There is raging pandemonium at the Golden Tulip hotel in Accra.
Hundreds of workers there are currently in a tussle with some management members over welfare issues.
In addition to accusations of nepotism and discrimination, the workers say the management is “collapsing and destroying” the hotel, which is partly owned by the Government of Ghana - 40 percent shares.
The aggrieved workers complained to StarrFMonline.com that they are forced to work under very strenuous conditions due to "lack of logistics and poor salaries."
Led by the local union executives, the aggrieved workers drove out the management from the hotel on August 11, 2014, and has since denied them access into the facility.
In their attempt to gain entry today, the management members stormed the facility in the company of “private security men and Military Officers," according to union chair Henrietta Boakye, who spoke to StarrFMonline.com.
She said 10 security men attempted arresting some of their union executives, but were “over-powered."
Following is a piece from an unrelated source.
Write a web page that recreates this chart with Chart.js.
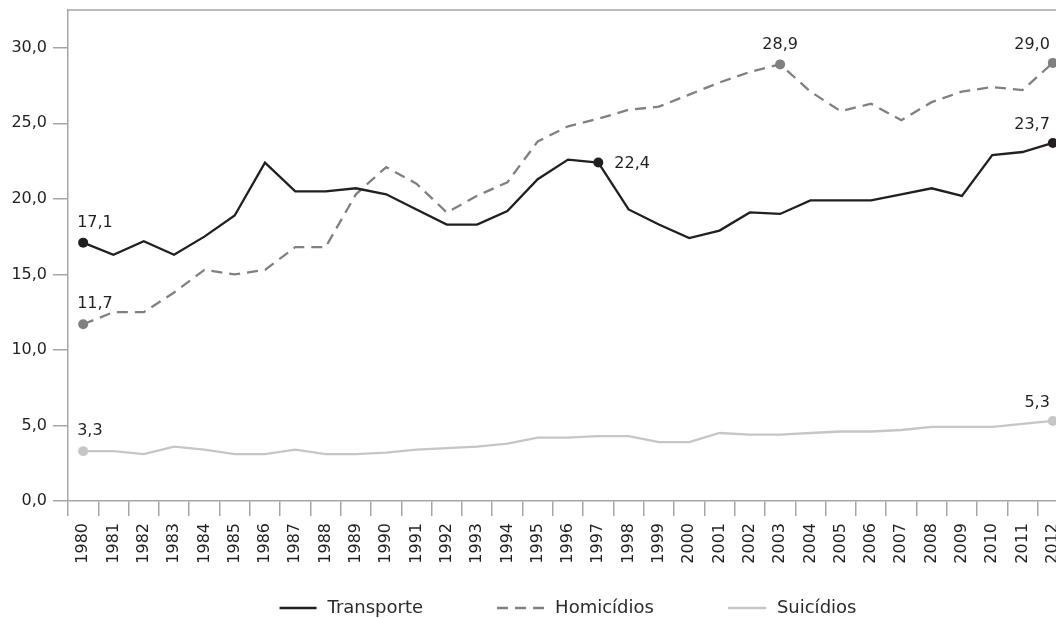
<!DOCTYPE html>
<html lang="pt">
<head>
<meta charset="utf-8">
<title>Taxas de mortalidade por causas externas</title>
<script src="https://cdn.jsdelivr.net/npm/chart.js@4.4.0/dist/chart.umd.min.js"></script>
<style>
    html, body { margin: 0; padding: 0; background: #fff; overflow: hidden; }
    #wrap { position: relative; width: 1073px; height: 618px; }
</style>
</head>
<body>
<div id="wrap"><canvas id="grafico"></canvas></div>
<script>
// Anos (eixo X)
const anos = ['1980', '1981', '1982', '1983', '1984', '1985', '1986', '1987', '1988', '1989',
    '1990', '1991', '1992', '1993', '1994', '1995', '1996', '1997', '1998', '1999',
    '2000', '2001', '2002', '2003', '2004', '2005', '2006', '2007', '2008', '2009',
    '2010', '2011', '2012'];

// Taxas por série
const transporte = [17.1, 16.3, 17.2, 16.3, 17.5, 18.9, 22.4, 20.5, 20.5, 20.7,
    20.3, 19.3, 18.3, 18.3, 19.2, 21.3, 22.6, 22.4, 19.3, 18.3,
    17.4, 17.9, 19.1, 19.0, 19.9, 19.9, 19.9, 20.3, 20.7, 20.2,
    22.9, 23.1, 23.7];
const homicidios = [11.7, 12.5, 12.5, 13.8, 15.3, 15.0, 15.3, 16.8, 16.8, 20.3,
    22.1, 21.0, 19.1, 20.2, 21.1, 23.8, 24.8, 25.3, 25.9, 26.1,
    26.9, 27.7, 28.4, 28.9, 27.1, 25.8, 26.3, 25.2, 26.4, 27.1,
    27.4, 27.2, 29.0];
const suicidios = [3.3, 3.3, 3.1, 3.6, 3.4, 3.1, 3.1, 3.4, 3.1, 3.1,
    3.2, 3.4, 3.5, 3.6, 3.8, 4.2, 4.2, 4.3, 4.3, 3.9,
    3.9, 4.5, 4.4, 4.4, 4.5, 4.6, 4.6, 4.7, 4.9, 4.9,
    4.9, 5.1, 5.3];

// Pontos destacados com rótulo: [série, ano, posição do rótulo]
const destaques = [
    [0, '1980', 'acima'],
    [1, '1980', 'acima'],
    [2, '1980', 'acima'],
    [0, '1997', 'direita'],
    [1, '2003', 'centro'],
    [1, '2012', 'esquerda'],
    [0, '2012', 'esquerda'],
    [2, '2012', 'esquerda']
];

const FONTE = 'DejaVu Sans';
const COR_EIXO = '#a6a6a6';
const COR_TEXTO = '#231f20';

const fmt = (v) => v.toFixed(1).replace('.', ',');

const raioPonto = (serie) => (ctx) =>
    destaques.some(d => d[0] === serie && anos.indexOf(d[1]) === ctx.dataIndex) ? 5 : 0;

// Linha superior do quadro
const bordaTopo = {
    id: 'bordaTopo',
    afterDraw(chart) {
        const { ctx, chartArea } = chart;
        ctx.save();
        ctx.strokeStyle = COR_EIXO;
        ctx.lineWidth = 1.5;
        ctx.beginPath();
        ctx.moveTo(chartArea.left, chartArea.top);
        ctx.lineTo(chart.width, chartArea.top);
        ctx.stroke();
        ctx.restore();
    }
};

// Rótulos de valor nos pontos destacados
const rotulos = {
    id: 'rotulos',
    afterDatasetsDraw(chart) {
        const ctx = chart.ctx;
        ctx.save();
        ctx.font = `16px "${FONTE}"`;
        ctx.fillStyle = COR_TEXTO;
        destaques.forEach(([serie, ano, pos]) => {
            const i = anos.indexOf(ano);
            const pt = chart.getDatasetMeta(serie).data[i];
            const txt = fmt(chart.data.datasets[serie].data[i]);
            if (pos === 'acima') {
                ctx.textAlign = 'left'; ctx.textBaseline = 'bottom';
                ctx.fillText(txt, pt.x - 6, pt.y - 12);
            } else if (pos === 'direita') {
                ctx.textAlign = 'left'; ctx.textBaseline = 'middle';
                ctx.fillText(txt, pt.x + 16, pt.y + 1);
            } else if (pos === 'centro') {
                ctx.textAlign = 'center'; ctx.textBaseline = 'bottom';
                ctx.fillText(txt, pt.x, pt.y - 12);
            } else {
                ctx.textAlign = 'right'; ctx.textBaseline = 'bottom';
                ctx.fillText(txt, pt.x - 3, pt.y - 10);
            }
        });
        ctx.restore();
    }
};

// Legenda inferior (amostra de linha + texto), centrada na área do gráfico
const legenda = {
    id: 'legenda',
    afterDraw(chart, args, opts) {
        const ctx = chart.ctx;
        const { chartArea } = chart;
        const y = opts.y;
        ctx.save();
        ctx.font = `18px "${FONTE}"`;
        const itens = chart.data.datasets.map((ds, k) => ({
            ds,
            amostra: opts.amostras[k],
            largura: opts.amostras[k] + opts.folga + ctx.measureText(ds.label).width
        }));
        const total = itens.reduce((s, it) => s + it.largura, 0) + opts.espaco * (itens.length - 1);
        let x = (chartArea.left + chartArea.right) / 2 - total / 2;
        itens.forEach(it => {
            ctx.strokeStyle = it.ds.borderColor;
            ctx.lineWidth = it.ds.borderWidth;
            ctx.setLineDash(it.ds.borderDash || []);
            ctx.beginPath();
            ctx.moveTo(x, y);
            ctx.lineTo(x + it.amostra, y);
            ctx.stroke();
            ctx.setLineDash([]);
            ctx.fillStyle = '#2b2b2b';
            ctx.textAlign = 'left';
            ctx.textBaseline = 'middle';
            ctx.fillText(it.ds.label, x + it.amostra + opts.folga, y);
            x += it.largura + opts.espaco;
        });
        ctx.restore();
    }
};

Chart.defaults.font.family = FONTE;

new Chart(document.getElementById('grafico').getContext('2d'), {
    type: 'line',
    data: {
        labels: anos,
        datasets: [
            {
                label: 'Transporte',
                data: transporte,
                borderColor: '#231f20',
                backgroundColor: '#231f20',
                borderWidth: 2.3,
                pointRadius: raioPonto(0),
                pointBorderWidth: 0,
                tension: 0
            },
            {
                label: 'Homicídios',
                data: homicidios,
                borderColor: '#808080',
                backgroundColor: '#808080',
                borderWidth: 2.3,
                borderDash: [11, 7],
                pointRadius: raioPonto(1),
                pointBorderWidth: 0,
                tension: 0
            },
            {
                label: 'Suicídios',
                data: suicidios,
                borderColor: '#c6c6c6',
                backgroundColor: '#c6c6c6',
                borderWidth: 2.3,
                pointRadius: raioPonto(2),
                pointBorderWidth: 0,
                tension: 0
            }
        ]
    },
    options: {
        responsive: true,
        maintainAspectRatio: false,
        animation: false,
        layout: { padding: { top: 10, right: 0, bottom: 0, left: 0 } },
        scales: {
            x: {
                type: 'category',
                offset: true,
                border: { color: COR_EIXO, width: 1.5 },
                grid: { drawOnChartArea: false, offset: true, tickLength: 15, color: COR_EIXO, lineWidth: 1.5 },
                ticks: {
                    autoSkip: false,
                    minRotation: 90,
                    maxRotation: 90,
                    padding: 7,
                    color: COR_TEXTO,
                    font: { size: 16 }
                },
                // altura fixa do eixo e sem margens laterais extras
                afterFit: (s) => { s.height = 117; s.paddingLeft = 0; s.paddingRight = 0; }
            },
            y: {
                min: 0,
                max: 32.5,
                border: { color: COR_EIXO, width: 1.5 },
                grid: { drawOnChartArea: false, tickLength: 15, color: COR_EIXO, lineWidth: 1.5 },
                ticks: {
                    stepSize: 5,
                    includeBounds: false,
                    padding: 6,
                    color: COR_TEXTO,
                    font: { size: 16 },
                    callback: (v) => fmt(v)
                },
                afterFit: (s) => { s.width = 68; s.paddingTop = 0; s.paddingBottom = 0; }
            }
        },
        plugins: {
            legend: { display: false },
            tooltip: { enabled: false },
            legenda: { y: 608, amostras: [37, 47, 38], folga: 11, espaco: 74 }
        }
    },
    plugins: [bordaTopo, rotulos, legenda]
});
</script>
</body>
</html>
The situation, according to Boakye, angered all the workers, who simultaneously stormed out of the facility and laid down their tools amidst noisy picketing in the hotel’s car park.
They have resolved not to work until the President intervenes in the matter.
They say they had earlier petitioned the president to intervene in the matter and so cancelled a planned a demonstration two weeks ago over the same welfare concerns.
The two parties are currently slugging it out at the hotel, a situation that has brought operations at the facility to a halt.